Let's see what damage I can do to these bad boys.

Sunday, 6 September 2009

Generation Gap Private View

I meant to try and take some photographs of the new Mill gallery show before the crowds arrived for the preview but didn't quite have time. I'll post some better ones this week. It is a show put together by mother and daughter Belinda Ellis and Gemma Challenger and features large abstract canvases as well as some highly detailed drawings of some quite random things such as insects, frogs, flowers and dismembered limbs. The amount of work that has gone into them is absolutely astonishing and must have taken forever.
As the new gallery bod I stick around for these previews but tend to feel like a bit of spare part loitering in the background. I'm no good at shmoozing or being remotely sociable to be honest and I think this stems from art college where I never quite fitted in and used to feel quite small surrounded by so much arch loftiness. I'm not even useful when I have my own work on the walls and tend to stand in the corner nervously clutching a glass of wine. I become quietly deranged if someone wants to buy my work and send in Tim, one of the house managers, to do all of the talking. He has offered to be my unofficial agent and this is fine until he starts asking for commission.
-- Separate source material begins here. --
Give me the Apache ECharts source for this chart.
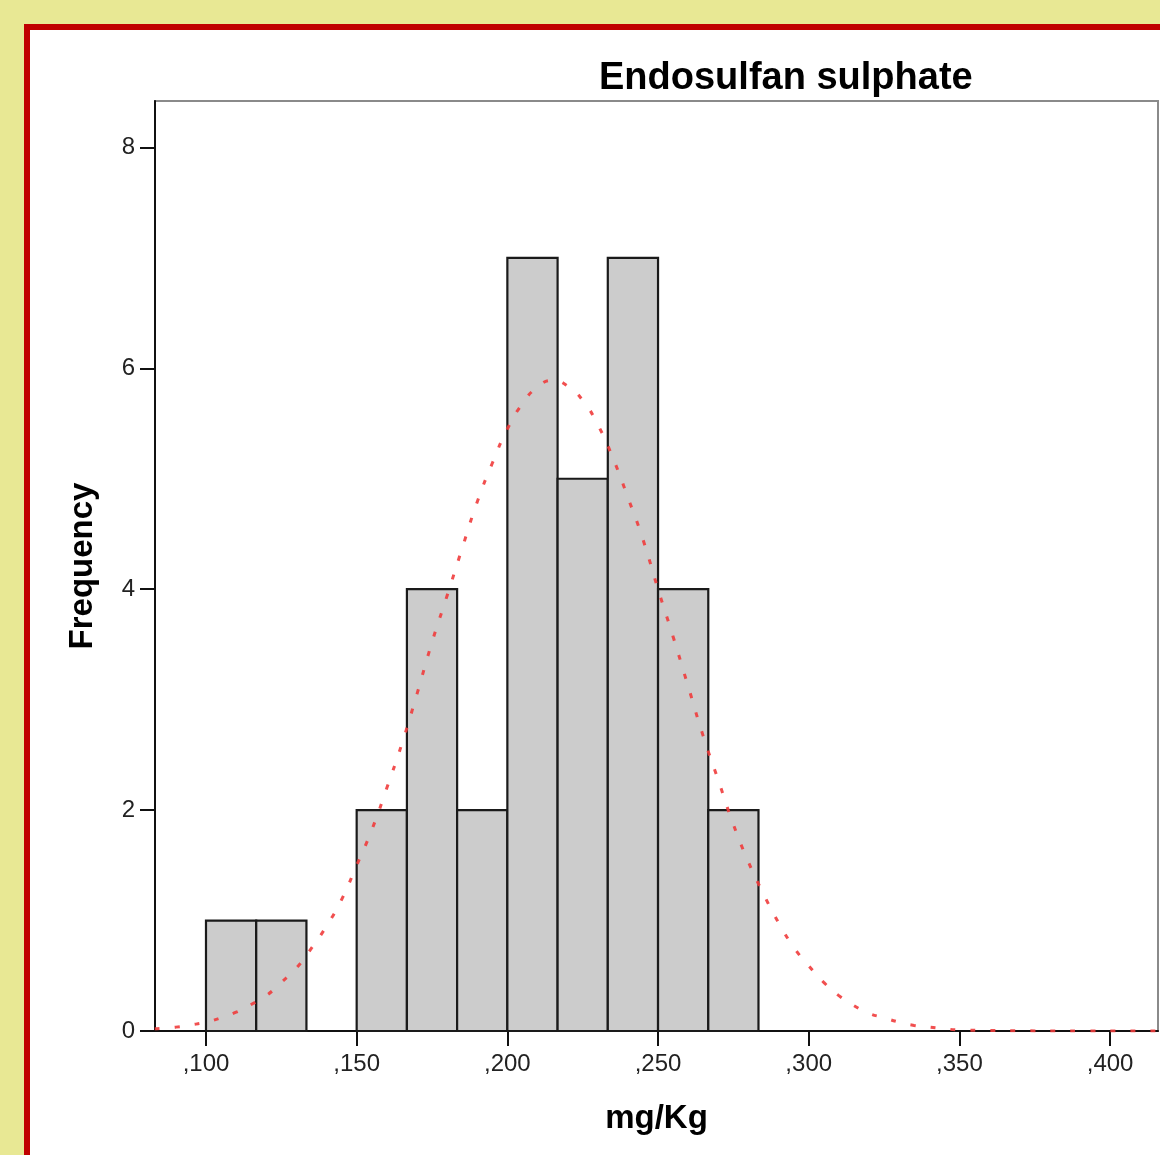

Anyway, this is about as close as I got to the action for most of the night, except to go around and collect glasses every so often. After hanging this work I became prompted to study my own drawing technique which is, at best, frenetic and lazy all at the same time.

Below is the same lily using a pencil in grade F. I haven't used anything less than a 4B for years. I also tackled the shelves in my bedroom thinking it would be good practice to try and render all of those CDs and bottles. I only had to stop because I used my deoderant and forgot where i'd picked it up from.
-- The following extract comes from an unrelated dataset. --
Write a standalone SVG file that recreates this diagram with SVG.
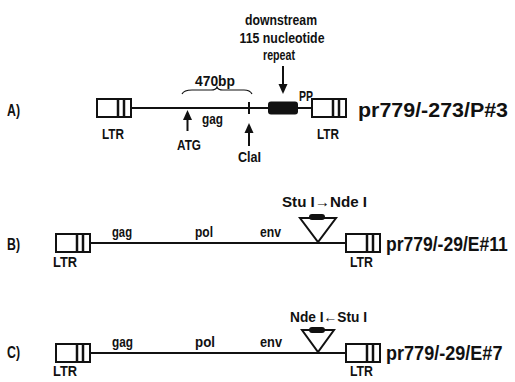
<svg xmlns="http://www.w3.org/2000/svg" width="515" height="382" viewBox="0 0 515 382">
<defs>
<style>
text{font-family:"Liberation Sans","DejaVu Sans",sans-serif;font-weight:bold;fill:#111}
.s{font-size:15px}
.m{font-size:16px}
.l{font-size:21px}
.ln{stroke:#111;stroke-width:2;fill:none}
.box{fill:#fff;stroke:#111;stroke-width:2}
.bar{stroke:#111;stroke-width:2.5}
.fill{fill:#111;stroke:none}
</style>
<g id="ltr">
<rect class="box" x="0" y="-9" width="34" height="18"/>
<line class="bar" x1="21" y1="-9" x2="21" y2="9"/>
<line class="bar" x1="27" y1="-9" x2="27" y2="9"/>
</g>
</defs>
<rect width="515" height="382" fill="#fff"/>

<g id="connectors">
<line class="ln" x1="132" y1="108" x2="312" y2="108"/>
<line class="ln" x1="90" y1="243" x2="346" y2="243"/>
<line class="ln" x1="90" y1="353" x2="346" y2="353"/>
</g>

<g id="rowA">
<text class="m" x="7" y="116" textLength="13" lengthAdjust="spacingAndGlyphs">A)</text>
<g id="A-ltr-left"><use href="#ltr" x="97" y="108"/><text class="s" x="102" y="139" textLength="22" lengthAdjust="spacingAndGlyphs">LTR</text></g>
<g id="A-ltr-right"><use href="#ltr" x="312" y="108"/><text class="s" x="317" y="139" textLength="22" lengthAdjust="spacingAndGlyphs">LTR</text></g>
<g id="A-470bp">
<text class="s" x="195" y="86" textLength="40" lengthAdjust="spacingAndGlyphs">470bp</text>
<path d="M182,94 Q184,90 192,90 L211,90 Q216,90 217,87 Q218,90 223,90 L244,90 Q250,90 252,94" fill="none" stroke="#111" stroke-width="1.2"/>
</g>
<text class="s" x="202" y="124" textLength="21" lengthAdjust="spacingAndGlyphs">gag</text>
<g id="A-ATG">
<line class="ln" x1="187.5" y1="118" x2="187.5" y2="131" stroke-width="2.5"/>
<path class="fill" d="M187.5,110 L183,120 L192,120 Z"/>
<text class="s" x="177" y="150" textLength="24" lengthAdjust="spacingAndGlyphs">ATG</text>
</g>
<g id="A-ClaI">
<line class="ln" x1="249" y1="102" x2="249" y2="114" stroke-width="2.5"/>
<line class="ln" x1="249" y1="130" x2="249" y2="146" stroke-width="2.5"/>
<path class="fill" d="M249,123 L244.5,133 L253.5,133 Z"/>
<text class="s" x="238" y="162" textLength="23" lengthAdjust="spacingAndGlyphs">ClaI</text>
</g>
<g id="A-repeat">
<rect class="fill" x="268" y="101.5" width="30" height="13" rx="3"/>
<line class="ln" x1="283" y1="66" x2="283" y2="86" stroke-width="2.5"/>
<path class="fill" d="M283,94 L278.5,84 L287.5,84 Z"/>
<text class="s" x="281" y="25" text-anchor="middle" textLength="72" lengthAdjust="spacingAndGlyphs">downstream</text>
<text class="s" x="282" y="43" text-anchor="middle" textLength="85" lengthAdjust="spacingAndGlyphs">115 nucleotide</text>
<text class="s" x="279" y="60" text-anchor="middle" textLength="32" lengthAdjust="spacingAndGlyphs">repeat</text>
</g>
<text class="s" x="299" y="101" textLength="14" lengthAdjust="spacingAndGlyphs">PP</text>
<text class="l" x="358" y="117" textLength="150" lengthAdjust="spacingAndGlyphs">pr779/-273/P#3</text>
</g>

<g id="rowB">
<text class="m" x="7" y="250" textLength="13" lengthAdjust="spacingAndGlyphs">B)</text>
<g id="B-ltr-left"><use href="#ltr" x="56" y="243"/><text class="s" x="53" y="267" textLength="24" lengthAdjust="spacingAndGlyphs">LTR</text></g>
<g id="B-ltr-right"><use href="#ltr" x="346" y="243"/><text class="s" x="350" y="267" textLength="23" lengthAdjust="spacingAndGlyphs">LTR</text></g>
<text class="s" x="112" y="237" textLength="20" lengthAdjust="spacingAndGlyphs">gag</text>
<text class="s" x="195" y="237" textLength="18" lengthAdjust="spacingAndGlyphs">pol</text>
<text class="s" x="260" y="237" textLength="21" lengthAdjust="spacingAndGlyphs">env</text>
<g id="B-insert">
<path d="M300,218 L336,218 L318,242 Z" fill="#fff" stroke="#111" stroke-width="2"/>
<rect class="fill" x="309" y="214" width="16" height="6" rx="3"/>
<text class="s" x="282" y="207" textLength="85" lengthAdjust="spacingAndGlyphs">Stu I→Nde I</text>
</g>
<text class="l" transform="translate(386,251) scale(0.835,1)">pr779/-29/E#11</text>
</g>

<g id="rowC">
<text class="m" x="7" y="358" textLength="13" lengthAdjust="spacingAndGlyphs">C)</text>
<g id="C-ltr-left"><use href="#ltr" x="56" y="353"/><text class="s" x="53" y="376" textLength="24" lengthAdjust="spacingAndGlyphs">LTR</text></g>
<g id="C-ltr-right"><use href="#ltr" x="346" y="353"/><text class="s" x="350" y="376" textLength="23" lengthAdjust="spacingAndGlyphs">LTR</text></g>
<text class="s" x="112" y="347" textLength="21" lengthAdjust="spacingAndGlyphs">gag</text>
<text class="s" x="195" y="347" textLength="20" lengthAdjust="spacingAndGlyphs">pol</text>
<text class="s" x="260" y="347" textLength="22" lengthAdjust="spacingAndGlyphs">env</text>
<g id="C-insert">
<path d="M302,330 L334,330 L318,352 Z" fill="#fff" stroke="#111" stroke-width="2"/>
<rect class="fill" x="309" y="327" width="16" height="6" rx="3"/>
<text class="s" x="290" y="322" textLength="77" lengthAdjust="spacingAndGlyphs">Nde I←Stu I</text>
</g>
<text class="l" transform="translate(386,360) scale(0.86,1)">pr779/-29/E#7</text>
</g>
</svg>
Still life is great. I try to encourage my students to do as much of it as possible but they all seem to gravitate towards landscape (as do I most of the time). I think it's because you can render skies, rivers and trees with so much atmosphere and emotion and that is the main attraction for the artist; the wish to impose private feelings on the natural landscape, it becomes the means by which the self is expressed (i'm writing this like it's the most revolutionary thought in the world when, of course, it's really quite obvious). It is very diffuclt to make an apple moody or impassioned. An apple is an apple whether you paint it angrily or carefully. And yet, i'm sat here thinking I would love to draw a landscape with that same detail, I would like to draw every tiny piece of bark texture, every ripple in the water and blade of grass.

Tuesday, 1 September 2009

What do I do now?

It doesn't feel like it's been the most productive of weekends, even with the extra day off. Sunday's car boot was semi successful (no body wanted the bears though. Poor bears), though Autumn made it's sly presence felt with chilly winds and drizzle.
The painting is finished (I think) and I feel slightly downhearted. I always do when I finish a piece of work and I never know what to do next, I will no doubt spend the next week in a bit of a funk, doing very little but reading the odd book and mooching. And that's life really isn't it? You always have to keep thinking about what to do next. School's over? What now? Finished your degree? What now? Boyfriend dumped you, marriage over? What shall I do now? We all just keep going after the next thing not really sure that it's what we want.
I've just been feeling a little bit narked about the whole thing this week. We have the property ladder to keep us acquiring bigger and better houses, this is like the life ladder and I don't like it. I should think it's tied up with having to move back home, I don't really know why but it doesn't really feel like I'm living, it's all a bit safe and warm. So, what do I do now?